Madrigosto. Dícese de la vivencia a resultas de pasar el mes de agosto en Madrid.
Qué quieres que te diga, a mí me gusta pasar agosto en Madrid.
El problema es que no soy la única y eso produce un madrigosto cada vez más descafeinado. Se ha convertido en tópico de las conversaciones ligeras de este mes el señalar que «agosto ya no es lo que era» a pesar de que «se va bastante gente fuera». Los mayores recuerdan que «en el agosto de antes» todas las tiendas cerraban por vacaciones y en las calles no se veía un alma. Los pocos que quedaban eso sí, eso sí, tomaban al asalto las terracitas de verano durante la noche. (Ese es mi recuerdo mítico de Madrid en los 80: terrazas en la Castellana, camisas blancas, nombres de bares escritos con neon, altavoces en la acera por los que se oye música rock).

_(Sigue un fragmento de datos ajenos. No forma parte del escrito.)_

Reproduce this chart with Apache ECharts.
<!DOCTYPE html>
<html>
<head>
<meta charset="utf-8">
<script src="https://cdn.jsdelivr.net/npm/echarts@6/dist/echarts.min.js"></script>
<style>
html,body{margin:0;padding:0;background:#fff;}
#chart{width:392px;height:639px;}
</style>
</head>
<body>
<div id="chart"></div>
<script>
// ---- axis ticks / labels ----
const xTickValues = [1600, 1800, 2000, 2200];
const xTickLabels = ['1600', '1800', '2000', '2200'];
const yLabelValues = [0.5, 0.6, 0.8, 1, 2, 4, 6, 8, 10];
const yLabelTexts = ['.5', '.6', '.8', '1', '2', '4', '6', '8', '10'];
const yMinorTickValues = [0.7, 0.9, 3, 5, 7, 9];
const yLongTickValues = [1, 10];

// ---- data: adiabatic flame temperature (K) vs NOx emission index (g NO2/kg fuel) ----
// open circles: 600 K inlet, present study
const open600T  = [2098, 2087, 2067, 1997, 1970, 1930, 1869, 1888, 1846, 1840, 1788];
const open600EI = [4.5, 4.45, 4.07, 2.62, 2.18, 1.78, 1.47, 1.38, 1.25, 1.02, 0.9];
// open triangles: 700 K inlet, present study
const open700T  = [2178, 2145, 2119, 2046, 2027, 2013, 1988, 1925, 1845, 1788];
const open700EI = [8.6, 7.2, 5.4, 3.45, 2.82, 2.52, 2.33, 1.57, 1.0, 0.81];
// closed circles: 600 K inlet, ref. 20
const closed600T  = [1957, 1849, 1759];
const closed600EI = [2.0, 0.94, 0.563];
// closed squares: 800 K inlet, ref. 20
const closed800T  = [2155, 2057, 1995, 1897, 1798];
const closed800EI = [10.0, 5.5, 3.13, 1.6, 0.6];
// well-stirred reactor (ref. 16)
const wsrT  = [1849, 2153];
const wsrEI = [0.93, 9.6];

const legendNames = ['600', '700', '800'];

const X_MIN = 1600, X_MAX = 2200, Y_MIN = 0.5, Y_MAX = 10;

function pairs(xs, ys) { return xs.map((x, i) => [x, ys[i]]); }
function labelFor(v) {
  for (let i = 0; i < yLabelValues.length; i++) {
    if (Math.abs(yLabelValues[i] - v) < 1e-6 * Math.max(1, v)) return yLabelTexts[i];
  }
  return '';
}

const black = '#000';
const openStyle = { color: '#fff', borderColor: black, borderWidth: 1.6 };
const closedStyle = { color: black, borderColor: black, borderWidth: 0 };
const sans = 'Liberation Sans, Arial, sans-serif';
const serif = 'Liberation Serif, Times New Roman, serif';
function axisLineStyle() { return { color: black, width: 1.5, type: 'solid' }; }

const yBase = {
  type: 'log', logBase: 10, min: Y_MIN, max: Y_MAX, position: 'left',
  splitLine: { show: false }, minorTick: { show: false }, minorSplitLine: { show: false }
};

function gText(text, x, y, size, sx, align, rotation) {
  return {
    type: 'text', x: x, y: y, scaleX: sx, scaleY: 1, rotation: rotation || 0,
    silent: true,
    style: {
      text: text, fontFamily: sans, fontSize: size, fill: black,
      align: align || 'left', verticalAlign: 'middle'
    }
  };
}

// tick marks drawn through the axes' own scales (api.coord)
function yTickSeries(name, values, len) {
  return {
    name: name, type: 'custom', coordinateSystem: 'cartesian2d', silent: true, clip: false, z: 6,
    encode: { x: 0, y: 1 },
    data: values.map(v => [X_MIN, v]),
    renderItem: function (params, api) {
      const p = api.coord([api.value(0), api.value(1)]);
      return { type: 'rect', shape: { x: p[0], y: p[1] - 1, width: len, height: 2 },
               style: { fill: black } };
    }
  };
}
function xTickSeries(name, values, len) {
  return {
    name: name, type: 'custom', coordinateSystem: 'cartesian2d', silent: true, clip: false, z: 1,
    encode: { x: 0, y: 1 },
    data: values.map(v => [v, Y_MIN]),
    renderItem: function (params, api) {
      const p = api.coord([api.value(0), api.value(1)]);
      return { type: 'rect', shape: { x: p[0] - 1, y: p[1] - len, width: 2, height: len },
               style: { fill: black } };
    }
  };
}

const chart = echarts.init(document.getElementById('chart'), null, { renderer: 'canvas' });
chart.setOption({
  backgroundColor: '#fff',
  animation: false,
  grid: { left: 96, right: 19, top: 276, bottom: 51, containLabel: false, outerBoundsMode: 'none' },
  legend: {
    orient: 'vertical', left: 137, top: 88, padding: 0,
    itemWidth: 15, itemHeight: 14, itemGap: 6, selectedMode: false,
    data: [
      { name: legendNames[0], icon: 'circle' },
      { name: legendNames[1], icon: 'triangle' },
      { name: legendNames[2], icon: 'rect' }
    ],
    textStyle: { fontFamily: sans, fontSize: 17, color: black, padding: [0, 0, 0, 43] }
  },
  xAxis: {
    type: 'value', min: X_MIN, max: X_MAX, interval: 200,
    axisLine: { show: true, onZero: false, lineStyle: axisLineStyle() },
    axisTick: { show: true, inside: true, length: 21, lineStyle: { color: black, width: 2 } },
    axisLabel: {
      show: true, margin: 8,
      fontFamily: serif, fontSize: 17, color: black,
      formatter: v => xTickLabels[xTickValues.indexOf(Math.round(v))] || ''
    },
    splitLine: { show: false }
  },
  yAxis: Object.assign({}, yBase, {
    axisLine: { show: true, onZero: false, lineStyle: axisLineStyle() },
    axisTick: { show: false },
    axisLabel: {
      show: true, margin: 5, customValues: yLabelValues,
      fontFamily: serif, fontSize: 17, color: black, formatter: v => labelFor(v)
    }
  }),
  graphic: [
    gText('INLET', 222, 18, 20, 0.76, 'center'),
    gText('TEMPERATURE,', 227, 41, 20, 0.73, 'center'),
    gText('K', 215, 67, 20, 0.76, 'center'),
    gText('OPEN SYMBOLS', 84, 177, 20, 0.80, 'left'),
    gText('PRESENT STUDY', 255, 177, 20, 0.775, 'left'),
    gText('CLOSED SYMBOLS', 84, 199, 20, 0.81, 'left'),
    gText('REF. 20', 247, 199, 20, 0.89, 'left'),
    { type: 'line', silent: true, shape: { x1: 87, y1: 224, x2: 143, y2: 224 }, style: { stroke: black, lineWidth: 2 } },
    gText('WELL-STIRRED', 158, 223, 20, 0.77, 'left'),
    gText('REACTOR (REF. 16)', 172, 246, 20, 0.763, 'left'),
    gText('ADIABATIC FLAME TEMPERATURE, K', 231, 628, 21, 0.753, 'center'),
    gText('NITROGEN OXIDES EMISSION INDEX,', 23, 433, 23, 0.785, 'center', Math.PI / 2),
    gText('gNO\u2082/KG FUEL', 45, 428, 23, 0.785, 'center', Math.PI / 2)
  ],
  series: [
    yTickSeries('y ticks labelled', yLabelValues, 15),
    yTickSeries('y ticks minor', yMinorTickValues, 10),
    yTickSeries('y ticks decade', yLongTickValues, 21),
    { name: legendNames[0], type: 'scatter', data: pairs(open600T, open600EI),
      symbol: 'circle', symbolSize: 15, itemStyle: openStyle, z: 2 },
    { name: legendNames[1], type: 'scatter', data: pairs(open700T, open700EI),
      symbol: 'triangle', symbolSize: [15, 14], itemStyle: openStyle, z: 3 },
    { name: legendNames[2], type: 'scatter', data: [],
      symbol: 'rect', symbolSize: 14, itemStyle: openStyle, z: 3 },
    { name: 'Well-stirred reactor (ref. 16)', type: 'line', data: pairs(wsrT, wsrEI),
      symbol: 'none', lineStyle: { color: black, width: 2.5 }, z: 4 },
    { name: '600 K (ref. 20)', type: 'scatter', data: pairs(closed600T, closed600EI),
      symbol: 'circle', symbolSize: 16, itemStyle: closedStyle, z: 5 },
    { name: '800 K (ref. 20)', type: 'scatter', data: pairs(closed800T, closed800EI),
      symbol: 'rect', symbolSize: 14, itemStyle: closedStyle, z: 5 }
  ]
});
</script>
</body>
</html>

Agosto ya no es lo que era. Desde que no se puede fumar en los bares, las terracitas nocturnas de verano están puestas todo el año a cualquier hora y son, de tamaño, tres o cuatro veces más grandes que el interior del bar.

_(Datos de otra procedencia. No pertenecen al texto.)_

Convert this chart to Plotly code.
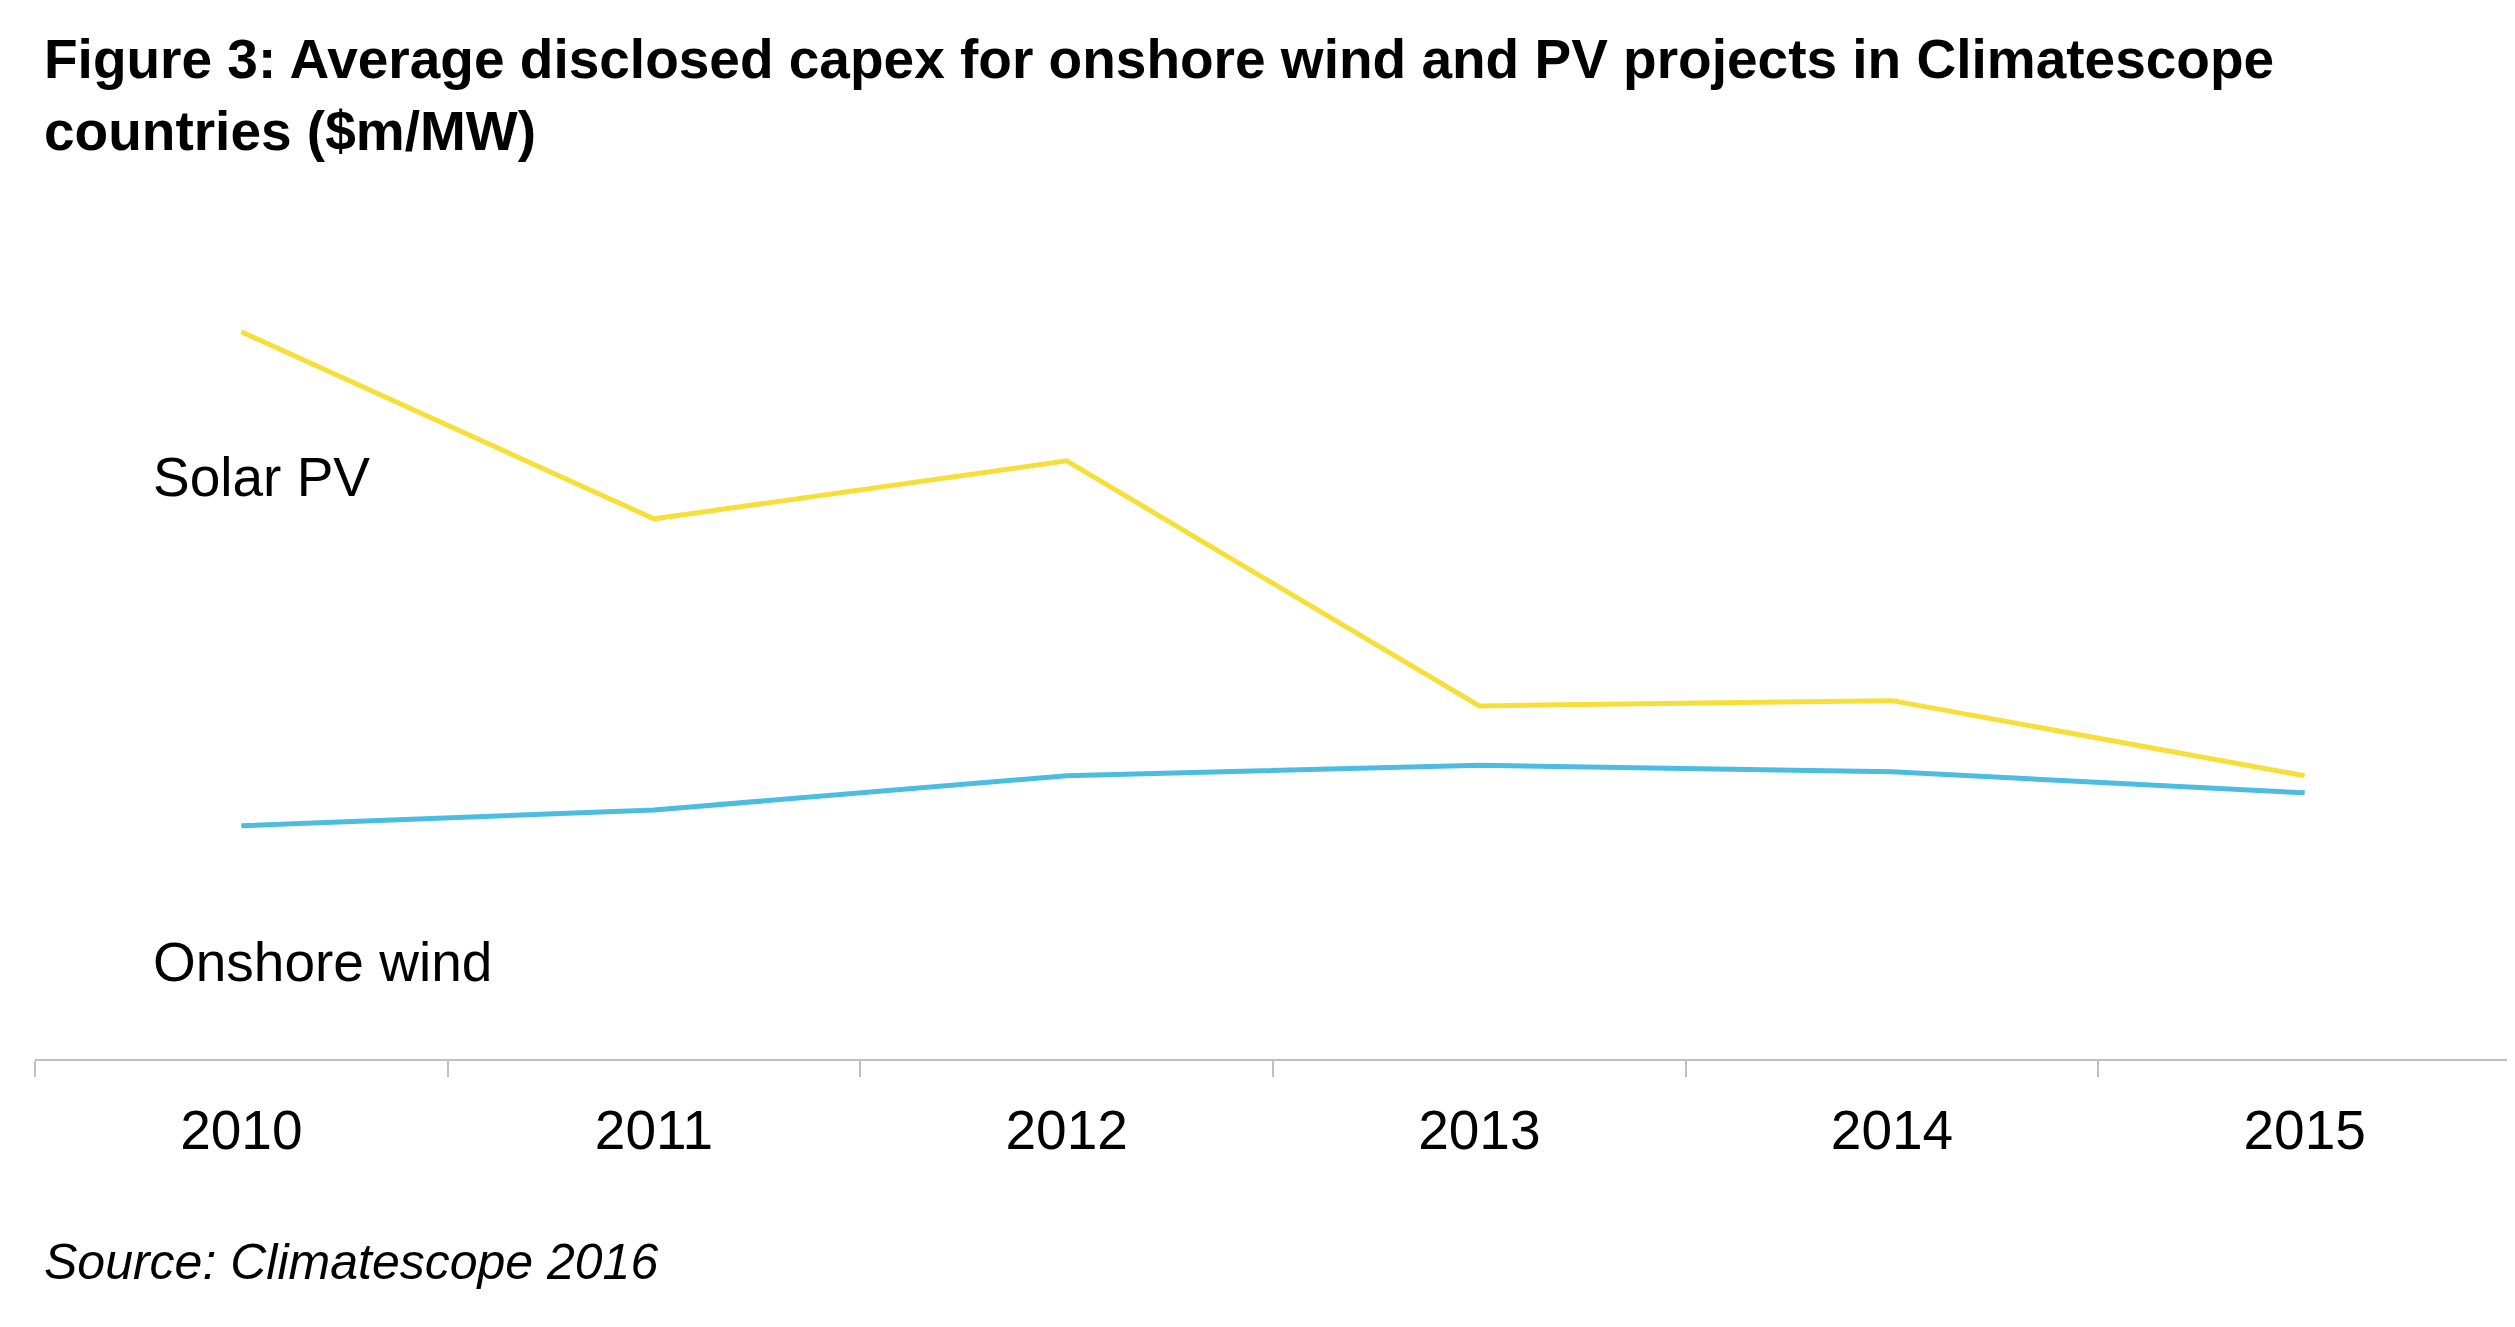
import plotly.graph_objects as go

years = ['2010', '2011', '2012', '2013', '2014', '2015']
solar_pv = [5.52, 4.10, 4.54, 2.68, 2.72, 2.15]
onshore_wind = [1.77, 1.89, 2.15, 2.23, 2.18, 2.02]

FONT = 'Liberation Sans, Arial, sans-serif'
LABEL = dict(family=FONT, size=55, color='black')

traces = [
    go.Scatter(name='Solar PV', x=years, y=solar_pv, mode='lines',
               line=dict(color='#F7DF3A', width=5)),
    go.Scatter(name='Onshore wind', x=years, y=onshore_wind, mode='lines',
               line=dict(color='#4CBDE0', width=5)),
]

# value labels, offset above (solar) / below (wind) the lines
labels = []
for x, v in zip(years, solar_pv):
    labels.append(dict(text=f'{v:.2f}', x=x, y=v, yshift=46, showarrow=False, font=LABEL))
for x, v in zip(years, onshore_wind):
    labels.append(dict(text=f'{v:.2f}', x=x, y=v, yshift=-48, showarrow=False, font=LABEL))

layout = go.Layout(
    width=2515, height=1327,
    margin=dict(l=27, r=12, t=221, b=276),
    plot_bgcolor='white', paper_bgcolor='white',
    showlegend=False,
    font=dict(family=FONT, color='black'),
    xaxis=dict(
        type='category', showgrid=False, showline=True, linecolor='#BFBFBF', linewidth=2,
        ticks='outside', tickson='boundaries', ticklen=16, tickcolor='#BFBFBF', tickwidth=2,
        tickfont=dict(family=FONT, size=55), ticklabelstandoff=22, range=[-0.5, 5.5],
    ),
    yaxis=dict(visible=False, range=[0, 6.3]),
    annotations=labels + [
        dict(text='<b>Figure 3: Average disclosed capex for onshore wind and PV projects in Climatescope<br>countries ($m/MW)</b>',
             xref='paper', yref='paper', x=0.003, y=1.245, xanchor='left', yanchor='top',
             align='left', showarrow=False, font=dict(family=FONT, size=55)),
        dict(text='Solar PV', xref='paper', yref='y', x=0.047, y=4.42, xanchor='left',
             showarrow=False, font=LABEL),
        dict(text='Onshore wind', xref='paper', yref='y', x=0.047, y=0.74, xanchor='left',
             showarrow=False, font=LABEL),
        dict(text='<i>Source: Climatescope 2016</i>', xref='paper', yref='paper', x=0.003, y=-0.245,
             xanchor='left', yanchor='middle', showarrow=False, font=dict(family=FONT, size=50)),
    ],
)

fig = go.Figure(traces, layout=layout)
fig.write_html('out.html')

Pero el madrigosto es más que calles desiertas, ocio nocturno de los Rodríguez (¿la familia?, en la playa), universitarios a los que les han quedado varias y sitio libre para aparcar incluso los domingos por la noche. El madrigosto es el mes de la obra. De LA OBRA, como la llamábamos en 1993.

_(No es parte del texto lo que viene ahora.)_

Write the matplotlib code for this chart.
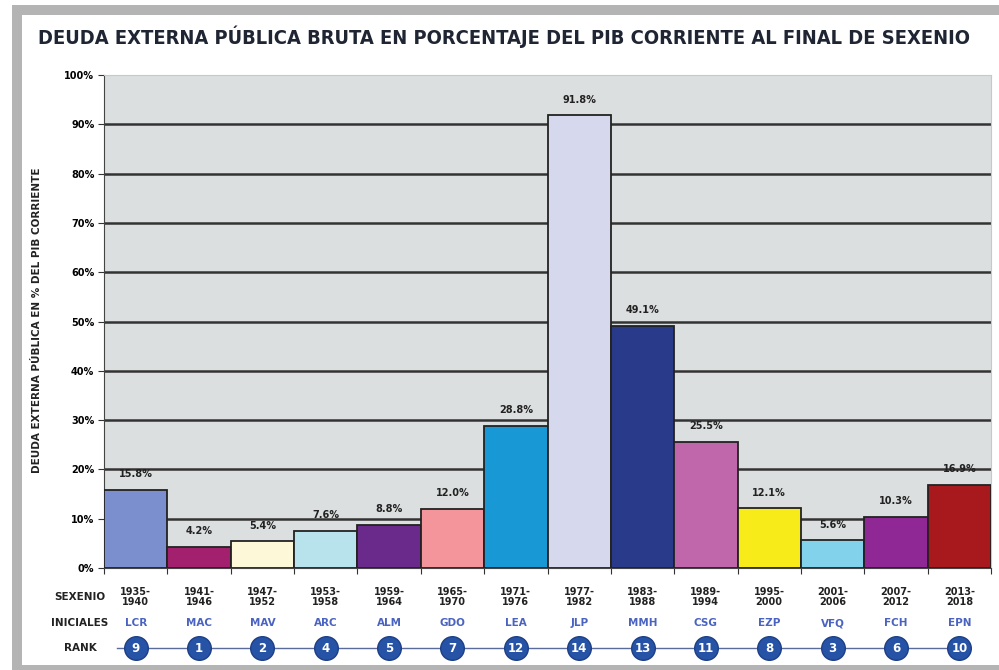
import numpy as np
import matplotlib
matplotlib.use("Agg")
from matplotlib import pyplot as plt
from matplotlib import transforms
from matplotlib.patches import Rectangle

# data
sexenios = ["1935-\n1940", "1941-\n1946", "1947-\n1952", "1953-\n1958", "1959-\n1964",
            "1965-\n1970", "1971-\n1976", "1977-\n1982", "1983-\n1988", "1989-\n1994",
            "1995-\n2000", "2001-\n2006", "2007-\n2012", "2013-\n2018"]
iniciales = ["LCR", "MAC", "MAV", "ARC", "ALM", "GDO", "LEA",
             "JLP", "MMH", "CSG", "EZP", "VFQ", "FCH", "EPN"]
deuda = [15.8, 4.2, 5.4, 7.6, 8.8, 12.0, 28.8, 91.8, 49.1, 25.5, 12.1, 5.6, 10.3, 16.9]
rank = [9, 1, 2, 4, 5, 7, 12, 14, 13, 11, 8, 3, 6, 10]
colores = ["#7b8fcf", "#a3206f", "#fdf8d8", "#b8e3ec", "#6a2a8c", "#f4959c", "#1899d6",
           "#d6d8ee", "#2a3a8a", "#c066ab", "#f7ec1a", "#82d2eb", "#8f2795", "#a8191e"]
yticks = np.arange(0, 101, 10)

W, H = 999, 670
fig = plt.figure(figsize=(W / 100, H / 100), dpi=100)
fig.patch.set_facecolor("white")

# gray frame around the panel (open on the right)
fig.patches.append(Rectangle((12 / W, 0), 1, 1 - 5 / H, transform=fig.transFigure,
                             facecolor="#b4b4b4", edgecolor="none", zorder=-3))
fig.patches.append(Rectangle((22 / W, 5 / H), 1, 1 - 20 / H, transform=fig.transFigure,
                             facecolor="white", edgecolor="none", zorder=-2))

ax = fig.add_axes([104 / W, 1 - 568 / H, (991 - 104) / W, (568 - 75) / H])
ax.set_facecolor("#dcdfe0")

x = np.arange(len(deuda))
# gridlines (none at 100%)
ax.hlines(yticks[1:-1], -0.5, len(deuda) - 0.5, color="#333333", linewidth=1.8, zorder=1)
ax.bar(x, deuda, width=1.0, color=colores, edgecolor="#222222", linewidth=1.3, zorder=3)
for xi, v in zip(x, deuda):
    ax.text(xi, v + 2.2, f"{v:.1f}%", ha="center", va="bottom", fontsize=7,
            fontweight="bold", color="#222222", zorder=4)

ax.set_xlim(-0.5, len(deuda) - 0.5)
ax.set_ylim(0, 100)
ax.set_yticks(yticks)
ax.set_yticklabels([f"{t}%" for t in yticks], fontsize=7, fontweight="bold")
ax.set_xticks(np.arange(len(deuda) + 1) - 0.5)
ax.set_xticklabels([])
ax.tick_params(axis="x", length=4, color="#333333")
ax.tick_params(axis="y", length=4, color="#333333", pad=3)
for s in ["top", "right"]:
    ax.spines[s].set_color("#c8c8c8")
    ax.spines[s].set_linewidth(0.8)
ax.spines["left"].set_color("#444444")
ax.spines["bottom"].set_color("#444444")

fig.text(37 / W, 1 - 320 / H, "DEUDA EXTERNA PÚBLICA EN % DEL PIB CORRIENTE", rotation=90,
         ha="center", va="center", fontsize=7.5, fontweight="bold", color="#222222")

fig.text(504 / W, 1 - 37 / H,
         "DEUDA EXTERNA PÚBLICA BRUTA EN PORCENTAJE DEL PIB CORRIENTE AL FINAL DE SEXENIO",
         ha="center", va="center", fontsize=14.4, fontweight="bold", fontstretch="condensed",
         color="#1f2533")

# table under the chart
tr = transforms.blended_transform_factory(ax.transData, fig.transFigure)
lab_x = 80 / W
fig.text(lab_x, 1 - 597 / H, "SEXENIO", ha="center", va="center", fontsize=7.5,
         fontweight="bold", color="#222222")
fig.text(lab_x, 1 - 623 / H, "INICIALES", ha="center", va="center", fontsize=7.5,
         fontweight="bold", color="#222222")
fig.text(lab_x, 1 - 648 / H, "RANK", ha="center", va="center", fontsize=7.5,
         fontweight="bold", color="#222222")

for xi, s, ini in zip(x, sexenios, iniciales):
    ax.text(xi, 1 - 597 / H, s, transform=tr, ha="center", va="center", fontsize=7,
            fontweight="bold", color="#222222", linespacing=1.1)
    ax.text(xi, 1 - 623 / H, ini, transform=tr, ha="center", va="center", fontsize=7.5,
            fontweight="bold", color="#4a63c0")

ax.plot([-0.3, x[-1]], [1 - 648 / H] * 2, transform=tr, color="#5a6a9a",
        linewidth=1, clip_on=False, zorder=1)
ax.plot(x, [1 - 648 / H] * len(x), "o", transform=tr, markersize=17,
        markerfacecolor="#2653a6", markeredgecolor="#1d3f86", clip_on=False, zorder=2)
for xi, r in zip(x, rank):
    ax.text(xi, 1 - 648 / H, str(r), transform=tr, ha="center", va="center",
            fontsize=8.5, fontweight="bold", color="white", zorder=3)

fig.savefig("out.png", dpi=100)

En el edificio de mi oficina hay un piso que han vaciado por completo, desgarrando suelo y paredes, para acometer una reforma integral. Asimismo, el portal y la escalera van a ser remodelados de arriba a abajo. Para colmo, la acera está levantada desde hace dos semanas, la canalización abierta y las zanjas, aparentemente, abandonadas. En mi casa, el piso inmediatamente superior al mío también está en plena reforma, enfangado en ese tipo de obra que tira abajo todos los tabiques, levanta el suelo, quita ventanas viejas y pone nuevas, abre rozas, cierra rozas, etc.
El martillo percutor es el amigo fiel, el garrote vil, del madrigosto. No hay madrigosto sin martillo percutor.
Voy a decir algo muy cursi. La felicidad es, quizá, bajar en moto/bici por el carril central de la Castellana a las 9 de la mañana de un día laborable del madrigosto y mojarse con el riego automático que se ha activado, por sorpresa, justo en ese instante.